• [GIVEN PROBLEM]
In the listing below, locate the line with "Write a LaTeX" and the line with "width=264pt,minimum height=28pt] (n6)", then output both and everything between them exactly, minus any pictures.

##### PROVIDED DATA #####

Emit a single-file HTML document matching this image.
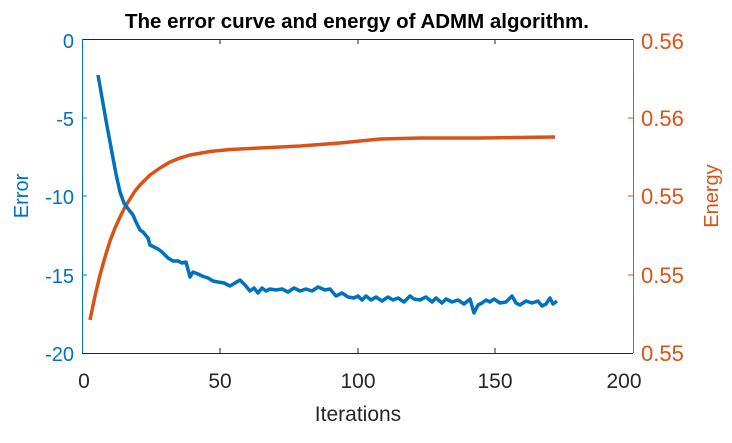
<!DOCTYPE html><html><head><style>body{margin:0;background:#fff}</style></head><body>
<svg width="732" height="438" viewBox="0 0 732 438" xmlns="http://www.w3.org/2000/svg" style="font-family:'Liberation Sans',sans-serif">
<rect width="732" height="438" fill="#fff"/>
<text x="357" y="28" font-size="20.5" font-weight="bold" text-anchor="middle" fill="#000">The error curve and energy of ADMM algorithm.</text>
<g stroke="#262626" stroke-width="1" fill="none">
<line x1="82" y1="39.5" x2="633" y2="39.5"/>
<line x1="82" y1="353.5" x2="633" y2="353.5"/>
<line x1="220" y1="353" x2="220" y2="348"/><line x1="358" y1="353" x2="358" y2="348"/><line x1="495" y1="353" x2="495" y2="348"/>
<line x1="220" y1="39" x2="220" y2="44"/><line x1="358" y1="39" x2="358" y2="44"/><line x1="495" y1="39" x2="495" y2="44"/>
</g>
<g stroke="#0072bd" stroke-width="1">
<line x1="82.5" y1="39" x2="82.5" y2="353"/>
<line x1="82" y1="118" x2="87" y2="118"/><line x1="82" y1="196" x2="87" y2="196"/><line x1="82" y1="275" x2="87" y2="275"/>
</g>
<g stroke="#d95319" stroke-width="1">
<line x1="633.5" y1="39" x2="633.5" y2="353"/>
<line x1="633" y1="118" x2="628" y2="118"/><line x1="633" y1="196" x2="628" y2="196"/><line x1="633" y1="275" x2="628" y2="275"/>
</g>
<g font-size="20" fill="#0072bd" text-anchor="end">
<text x="74" y="48">0</text><text x="74" y="126">-5</text><text x="74" y="204">-10</text><text x="74" y="283">-15</text><text x="74" y="361">-20</text>
</g>
<g font-size="22" fill="#d95319">
<text x="641" y="49">0.56</text><text x="641" y="126">0.56</text><text x="641" y="204">0.55</text><text x="641" y="283">0.55</text><text x="641" y="361">0.55</text>
</g>
<g font-size="21" fill="#262626" text-anchor="middle">
<text x="84" y="388">0</text><text x="220" y="388">50</text><text x="358" y="388">100</text><text x="495" y="388">150</text><text x="624" y="388">200</text>
<text x="358" y="421">Iterations</text>
</g>
<text transform="translate(28,196) rotate(-90)" font-size="20" fill="#0072bd" text-anchor="middle">Error</text>
<text transform="translate(718,196) rotate(-90)" font-size="20" fill="#d95319" text-anchor="middle">Energy</text>
<polyline fill="none" stroke="#d95319" stroke-width="3.5" stroke-linejoin="round" points="90,320 95,296 100,275 105,257 110,241 115,228 120,217 125,207 130,199 135,191 140,185 150,175 160,168 170,162 180,158 190,155 210,151.5 230,149.5 260,148 300,146 340,143 380,139 420,138 480,138 555,137"/>
<polyline fill="none" stroke="#0072bd" stroke-width="3.5" stroke-linejoin="round" points="98,75 101,92 104,109 107,126 110,142 113,158 116,174 120,192 124,203 129,210 133,215 136,222 140,230 143,232 148,238 150,245 154,247 158,249 162,252 165,255 168,258 173,261 178,261 182,263 186,262 190,277 193,272 198,274 202,276 208,278 213,281 218,282 224,283 230,286 235,283 240,280 245,285 250,291 254,288 258,293 262,288 266,291 270,289 276,290 282,289 288,292 294,288 300,291 306,289 312,291 318,287 325,290 330,289 336,296 342,293 348,297 354,298 358,296 362,300 366,296 371,300 376,297 382,301 388,297 393,300 398,298 404,302 410,296 414,299 420,300 426,297 432,302 436,298 442,303 446,299 452,302 458,300 464,304 470,299 474,313 478,305 482,303 486,300 490,302 494,299 500,303 506,302 512,296 516,303 520,305 526,301 532,303 538,301 542,306 546,304 550,298 553,304 557,301"/>
</svg>
</body></html>
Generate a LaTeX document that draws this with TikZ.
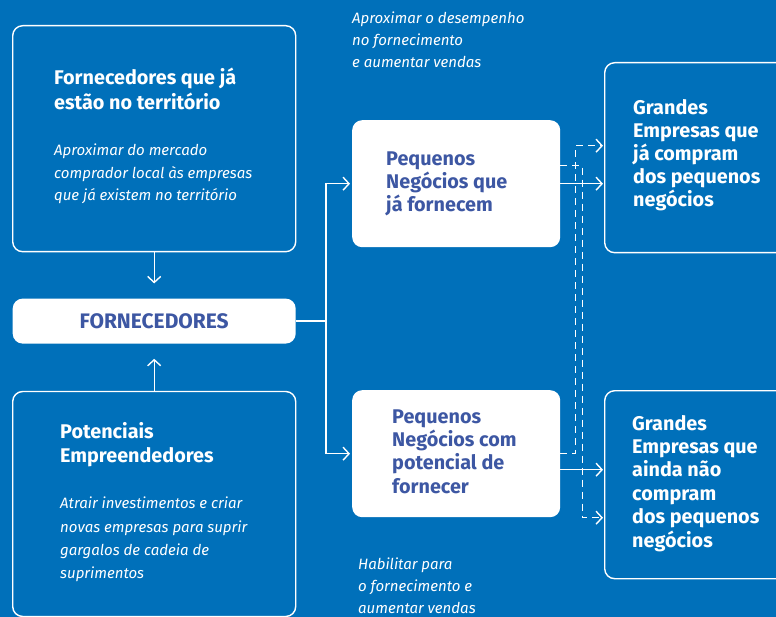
\documentclass[tikz,border=0pt]{standalone}
\usepackage{fontspec}
\setmainfont{Fira Sans}
\usetikzlibrary{positioning,arrows.meta,calc}
\definecolor{BgBlue}{HTML}{0070BA}
\definecolor{TitleBlue}{HTML}{3D57A3}

\begin{document}
\begin{tikzpicture}[
    x=1pt, y=-1pt,
    obox/.style={draw=white, line width=1.4pt, rounded corners=10pt,
                 minimum width=283pt, anchor=north west, inner sep=0pt},
    wbox/.style={fill=white, rounded corners=10pt, anchor=north west,
                 inner sep=0pt},
    ttl/.style={anchor=base west, align=left, inner sep=0pt, text=white,
                font=\fontsize{19.8}{25}\selectfont\bfseries},
    desc/.style={anchor=base west, align=left, inner sep=0pt, text=white,
                 font=\fontsize{15}{22.5}\selectfont\itshape},
    ar/.style={-{Straight Barb[length=6pt,width=13pt]}, white, line width=1.4pt},
    dar/.style={ar, dash pattern=on 7pt off 5pt},
  ]
    \useasboundingbox (0,0) rectangle (776,617);
    \fill[BgBlue] (0,0) rectangle (776,617);

    % ── Left column ──────────────────────────────────────────────────────
    \node[obox, minimum height=226pt] (fsup) at (12,25) {};
    \node[wbox, minimum width=283pt, minimum height=45pt, below=46pt of fsup,
          text=TitleBlue, font=\fontsize{21}{21}\selectfont\bfseries] (forn) {FORNECEDORES};
    \node[obox, minimum height=225pt, below=47pt of forn] (pot) {};

    \node[ttl] (fsup-t) at ($(fsup.north west)+(42,85)$) {Fornecedores que já\\estão no território};
    \node[desc] (fsup-d) at ($(fsup.north west)+(42,176)$)
      {Aproximar do mercado\\comprador local às empresas\\que já existem no território};
    \node[ttl, font=\fontsize{19.8}{24}\selectfont\bfseries] (pot-t) at ($(pot.north west)+(48,72)$)
      {Potenciais\\Empreendedores};
    \node[desc, font=\fontsize{15}{23.3}\selectfont\itshape] (pot-d) at ($(pot.north west)+(48,188)$)
      {Atrair investimentos e criar\\novas empresas para suprir\\gargalos de cadeia de\\suprimentos};

    % ── Middle column ────────────────────────────────────────────────────
    \node[wbox, minimum width=208pt, minimum height=127pt] (peq1) at (352,120) {};
    \node[wbox, minimum width=208pt, minimum height=127pt] (peq2) at (352,390) {};
    \node[ttl, text=TitleBlue, font=\fontsize{19.8}{23.3}\selectfont\bfseries] (peq1-t)
      at ($(peq1.north west)+(34,92)$) {Pequenos\\Negócios que\\já fornecem};
    \node[ttl, text=TitleBlue, font=\fontsize{19.8}{23.3}\selectfont\bfseries] (peq2-t)
      at ($(peq2.north west)+(40,103)$) {Pequenos\\Negócios com\\potencial de\\fornecer};
    \node[desc, font=\fontsize{15}{22}\selectfont\itshape] (note1) at (352,68)
      {Aproximar o desempenho\\no fornecimento\\e aumentar vendas};
    \node[desc, font=\fontsize{15}{22}\selectfont\itshape] (note2) at (358,613)
      {Habilitar para\\o fornecimento e\\aumentar vendas};

    % ── Right column ─────────────────────────────────────────────────────
    \node[obox, minimum width=200pt, minimum height=190pt] (gr1) at (604,62) {};
    \node[obox, minimum width=200pt, minimum height=188pt] (gr2) at (604,390) {};
    \node[ttl, font=\fontsize{19.8}{23}\selectfont\bfseries] (gr1-t) at ($(gr1.north west)+(29,145)$)
      {Grandes\\Empresas que\\já compram\\dos pequenos\\negócios};
    \node[ttl, font=\fontsize{19.8}{23.4}\selectfont\bfseries] (gr2-t) at ($(gr2.north west)+(28,157)$)
      {Grandes\\Empresas que\\ainda não\\compram\\dos pequenos\\negócios};

    % ── Arrows ───────────────────────────────────────────────────────────
    \draw[ar, shorten >=15pt] (fsup) -- (forn);
    \draw[ar, shorten >=15pt] (pot) -- (forn);
    \foreach \b in {peq1, peq2}
      \draw[ar, shorten >=2pt] (forn.east) -- ++(30,0) |- (\b.west);

    \draw[ar, shorten >=1pt] (peq1.east) -- (peq1.east -| gr1.west);
    \draw[ar, shorten >=1pt] ($(peq2.east)+(0,16)$) coordinate (s2) -- (s2 -| gr2.west);
    \draw[dar, shorten >=1pt] (peq2.east) -- ++(15,0) |- ($(gr1.west)+(0,-12)$);
    \draw[dar, shorten >=1pt] ($(peq1.east)+(0,-18)$) -- ++(22,0) |- ($(gr2.west)+(0,33)$);
  \end{tikzpicture}
\end{document}
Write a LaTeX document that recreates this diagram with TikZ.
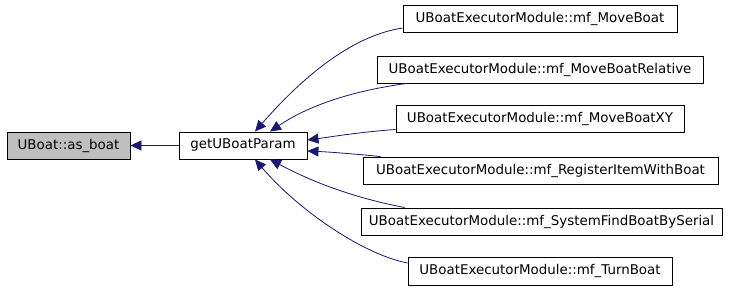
\documentclass[tikz,border=0pt]{standalone}
\usepackage{fontspec}
\setmainfont{DejaVu Sans}
\usetikzlibrary{arrows.meta}
\definecolor{edgeblue}{HTML}{191970}
\definecolor{boxgray}{HTML}{BFBFBF}
\begin{document}
\begin{tikzpicture}[x=1pt,y=-1pt,
  fn/.style={draw=black,line width=0.9pt,fill=white,minimum height=27pt,inner sep=0pt,
    font=\fontsize{13.4}{15}\selectfont,anchor=center},
  cur/.style={fn,fill=boxgray},
  edge/.style={draw=edgeblue,line width=0.8pt,
    -{Triangle[length=11pt,width=10pt,fill=edgeblue]}}]
\useasboundingbox[fill=white] (0,0) rectangle (731,291);
\node[cur,minimum width=123pt] (asboat) at (68.5,145.5) {UBoat::as\_boat};
\node[fn,minimum width=128pt] (param) at (243,145.5) {getUBoatParam};
\node[fn,minimum width=274pt] (n1) at (540,18.5) {UBoatExecutorModule::mf\_MoveBoat};
\node[fn,minimum width=326pt] (n2) at (540,69.5) {UBoatExecutorModule::mf\_MoveBoatRelative};
\node[fn,minimum width=288pt] (n3) at (540,118.5) {UBoatExecutorModule::mf\_MoveBoatXY};
\node[fn,minimum width=355pt] (n4) at (540.5,170.5) {UBoatExecutorModule::mf\_RegisterItemWithBoat};
\node[fn,minimum width=361pt] (n5) at (541.5,221.5) {UBoatExecutorModule::mf\_SystemFindBoatBySerial};
\node[fn,minimum width=264pt,minimum height=28pt] (n6) at (540,271) {UBoatExecutorModule::mf\_TurnBoat};

\draw[edge] (param.west) -- (asboat.east);
\draw[edge] ([shift={(0,9.5)}]n1.west) .. controls (350,36) and (300,80) .. ([shift={(12,0)}]param.north);
\draw[edge] ([shift={(30,0)}]n2.south west) .. controls (345,92) and (305,108) .. ([shift={(27,0)}]param.north);
\draw[edge] ([shift={(0,11)}]n3.west) .. controls (360,132) and (330,137) .. ([shift={(0,-5.5)}]param.east);
\draw[edge] ([shift={(18,0)}]n4.north west) .. controls (355,154) and (330,152) .. ([shift={(0,5.5)}]param.east);
\draw[edge] ([shift={(44,0)}]n5.north west) .. controls (345,196) and (305,178) .. ([shift={(27,0)}]param.south);
\draw[edge] ([shift={(0,-8)}]n6.west) .. controls (365,255) and (300,212) .. ([shift={(12,0)}]param.south);
\end{tikzpicture}
\end{document}
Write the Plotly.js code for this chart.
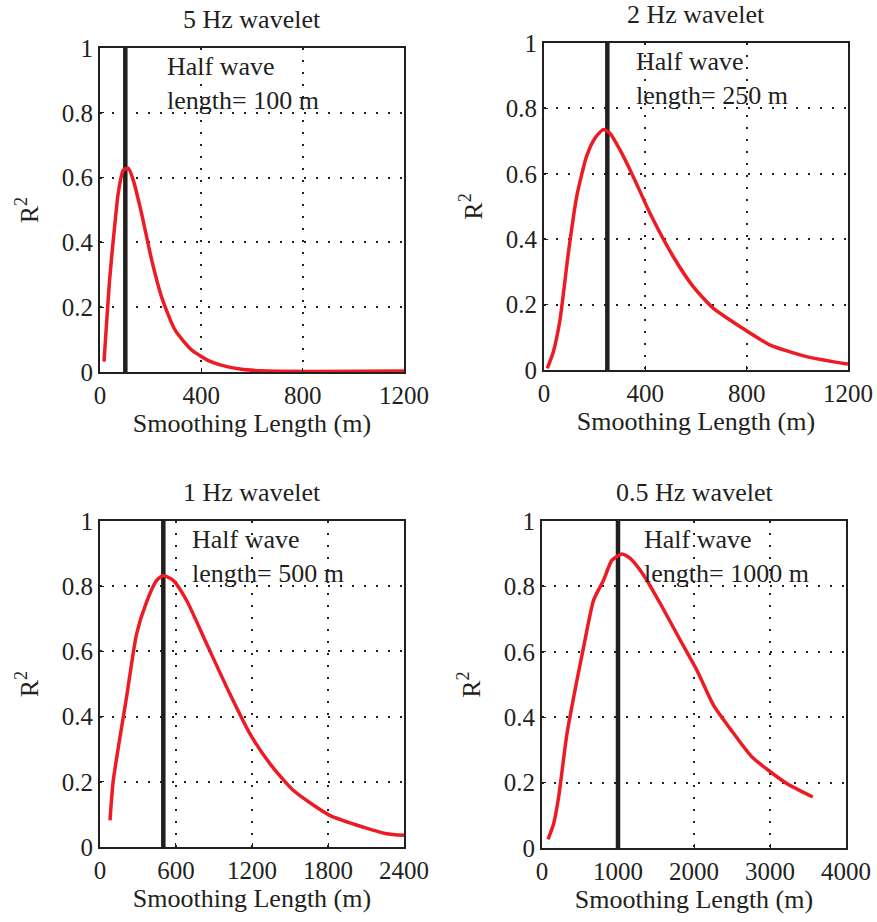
<!DOCTYPE html>
<html>
<head>
<meta charset="utf-8">
<script src="https://cdn.plot.ly/plotly-3.0.1.min.js"></script>
<style>html,body{margin:0;padding:0;background:#fff;}#chart{width:877px;height:922px;}</style>
</head>
<body>
<div id="chart"></div>
<script>
// ---- data ----
const titles = ["5 Hz wavelet", "2 Hz wavelet", "1 Hz wavelet", "0.5 Hz wavelet"];
const halfWave = [100, 250, 500, 1000];
const xMax = [1200, 1200, 2400, 4000];
const xTicks1 = [0, 400, 800, 1200];
const xTicks2 = [0, 400, 800, 1200];
const xTicks3 = [0, 600, 1200, 1800, 2400];
const xTicks4 = [0, 1000, 2000, 3000, 4000];
const yTicks = [0, 0.2, 0.4, 0.6, 0.8, 1];

const x5Hz = [16, 39, 59, 72, 92, 112, 131, 164, 204, 243, 296, 362, 428, 474, 553, 632, 842, 1200];
const r5Hz = [0.032, 0.294, 0.459, 0.552, 0.623, 0.629, 0.593, 0.49, 0.346, 0.232, 0.13, 0.068, 0.035, 0.022, 0.009, 0.004, 0.002, 0.003];

const x2Hz = [13, 37, 63, 96, 129, 168, 201, 234, 260, 300, 352, 418, 510, 589, 668, 773, 891, 1036, 1200];
const r2Hz = [0.005, 0.056, 0.153, 0.357, 0.53, 0.653, 0.709, 0.735, 0.724, 0.673, 0.592, 0.48, 0.347, 0.255, 0.189, 0.133, 0.077, 0.041, 0.018];

const x1Hz = [79, 105, 210, 289, 368, 447, 499, 578, 683, 841, 1025, 1183, 1341, 1525, 1814, 2077, 2261, 2400];
const r1Hz = [0.082, 0.204, 0.46, 0.654, 0.752, 0.818, 0.833, 0.818, 0.757, 0.624, 0.47, 0.348, 0.256, 0.174, 0.097, 0.061, 0.041, 0.036];

const x05Hz = [79, 153, 219, 329, 460, 548, 679, 810, 920, 1051, 1161, 1336, 1555, 1818, 2037, 2256, 2475, 2760, 3220, 3562];
const r05Hz = [0.026, 0.074, 0.156, 0.35, 0.513, 0.615, 0.758, 0.819, 0.88, 0.899, 0.886, 0.835, 0.748, 0.636, 0.544, 0.437, 0.365, 0.279, 0.197, 0.156];

const annText = ["Half wave<br>length= 100 m", "Half wave<br>length= 250 m", "Half wave<br>length= 500 m", "Half wave<br>length= 1000 m"];

// ---- styling ----
const INK = "#231f20";
const RED = "#ed1c24";
const FONT = "Liberation Serif, Times New Roman, serif";

const xs = [x5Hz, x2Hz, x1Hz, x05Hz];
const ys = [r5Hz, r2Hz, r1Hz, r05Hz];
const xTickSets = [xTicks1, xTicks2, xTicks3, xTicks4];
const domX = [[0.1140, 0.4607], [0.6203, 0.9669], [0.1140, 0.4607], [0.6180, 0.9647]];
const domY = [[0.5965, 0.9479], [0.5987, 0.9534], [0.0813, 0.4349], [0.0803, 0.4349]];
const annX = [257, 355, 710, 1316];

const traces = [];
const layout = {
  width: 877, height: 922,
  margin: {l: 0, r: 0, t: 0, b: 0},
  paper_bgcolor: "#fff", plot_bgcolor: "#fff",
  showlegend: false,
  font: {family: FONT, size: 25, color: INK},
  annotations: []
};

for (let i = 0; i < 4; i++) {
  const sfx = i === 0 ? "" : String(i + 1);
  const xa = "x" + sfx, ya = "y" + sfx;
  traces.push({
    x: [halfWave[i], halfWave[i]], y: [0, 1], xaxis: xa, yaxis: ya,
    mode: "lines", line: {color: INK, width: 4.5}, hoverinfo: "skip"
  });
  traces.push({
    x: xs[i], y: ys[i], xaxis: xa, yaxis: ya,
    mode: "lines", line: {color: RED, width: 3.5, shape: "spline", smoothing: 0.6}
  });
  const common = {
    showline: true, mirror: true, linecolor: INK, linewidth: 2,
    showgrid: true, gridcolor: INK, gridwidth: 2, griddash: "2px,10px",
    zeroline: false, ticks: "inside", ticklen: 4, tickcolor: INK, tickwidth: 1,
    tickfont: {family: FONT, size: 25, color: INK}
  };
  layout["xaxis" + sfx] = Object.assign({}, common, {
    domain: domX[i], anchor: ya, range: [0, xMax[i]],
    tickmode: "array", tickvals: xTickSets[i], ticktext: xTickSets[i].map(String),
    title: {text: "Smoothing Length (m)", font: {family: FONT, size: 26, color: INK}, standoff: 2}
  });
  layout["yaxis" + sfx] = Object.assign({}, common, {
    domain: domY[i], anchor: xa, range: [0, 1],
    tickmode: "array", tickvals: yTicks, ticktext: yTicks.map(String),
    title: {text: "R<sup>2</sup>", font: {family: FONT, size: 26, color: INK}, standoff: 16}
  });
  layout.annotations.push({
    xref: "paper", yref: "paper",
    x: (domX[i][0] + domX[i][1]) / 2, y: domY[i][1] + 0.013,
    xanchor: "center", yanchor: "bottom", showarrow: false,
    text: titles[i], font: {family: FONT, size: 26, color: INK}
  });
  layout.annotations.push({
    xref: xa, yref: ya, x: annX[i], y: 0.995,
    xanchor: "left", yanchor: "top", align: "left", showarrow: false,
    text: annText[i], font: {family: FONT, size: 26, color: INK}
  });
}

Plotly.newPlot("chart", traces, layout, {staticPlot: true});
</script>
</body>
</html>
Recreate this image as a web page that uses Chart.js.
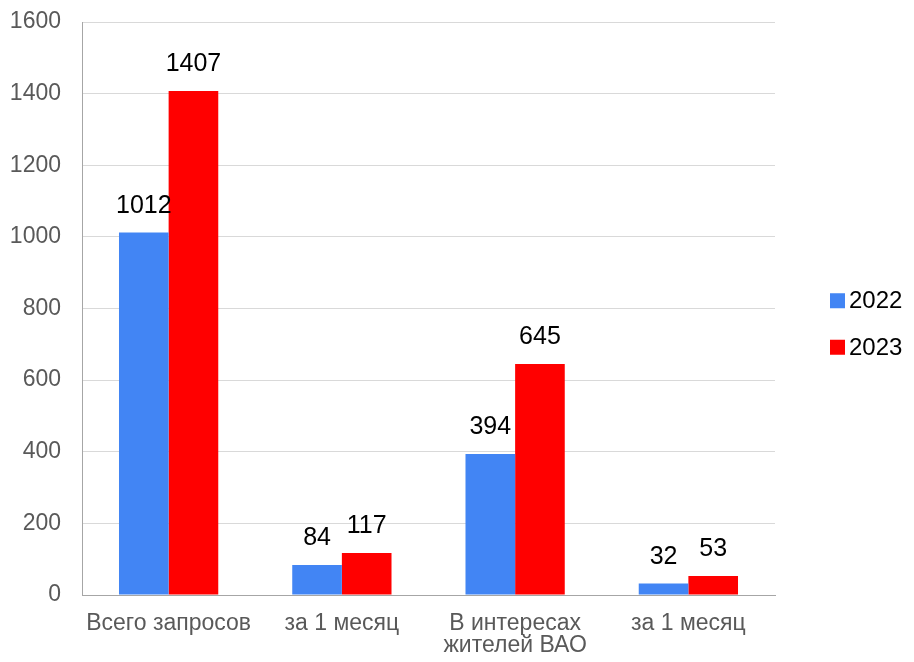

#####

• [TASK ANSWER]
Write a LaTeX document that recreates this diagram with TikZ.
\documentclass[tikz,border=0pt]{standalone}
\usepackage{fontspec}
\setmainfont{DejaVu Sans}
\usetikzlibrary{arrows.meta}
\definecolor{edgeblue}{HTML}{191970}
\definecolor{boxgray}{HTML}{BFBFBF}
\begin{document}
\begin{tikzpicture}[x=1pt,y=-1pt,
  fn/.style={draw=black,line width=0.9pt,fill=white,minimum height=27pt,inner sep=0pt,
    font=\fontsize{13.4}{15}\selectfont,anchor=center},
  cur/.style={fn,fill=boxgray},
  edge/.style={draw=edgeblue,line width=0.8pt,
    -{Triangle[length=11pt,width=10pt,fill=edgeblue]}}]
\useasboundingbox[fill=white] (0,0) rectangle (731,291);
\node[cur,minimum width=123pt] (asboat) at (68.5,145.5) {UBoat::as\_boat};
\node[fn,minimum width=128pt] (param) at (243,145.5) {getUBoatParam};
\node[fn,minimum width=274pt] (n1) at (540,18.5) {UBoatExecutorModule::mf\_MoveBoat};
\node[fn,minimum width=326pt] (n2) at (540,69.5) {UBoatExecutorModule::mf\_MoveBoatRelative};
\node[fn,minimum width=288pt] (n3) at (540,118.5) {UBoatExecutorModule::mf\_MoveBoatXY};
\node[fn,minimum width=355pt] (n4) at (540.5,170.5) {UBoatExecutorModule::mf\_RegisterItemWithBoat};
\node[fn,minimum width=361pt] (n5) at (541.5,221.5) {UBoatExecutorModule::mf\_SystemFindBoatBySerial};
\node[fn,minimum width=264pt,minimum height=28pt] (n6) at (540,271) {UBoatExecutorModule::mf\_TurnBoat};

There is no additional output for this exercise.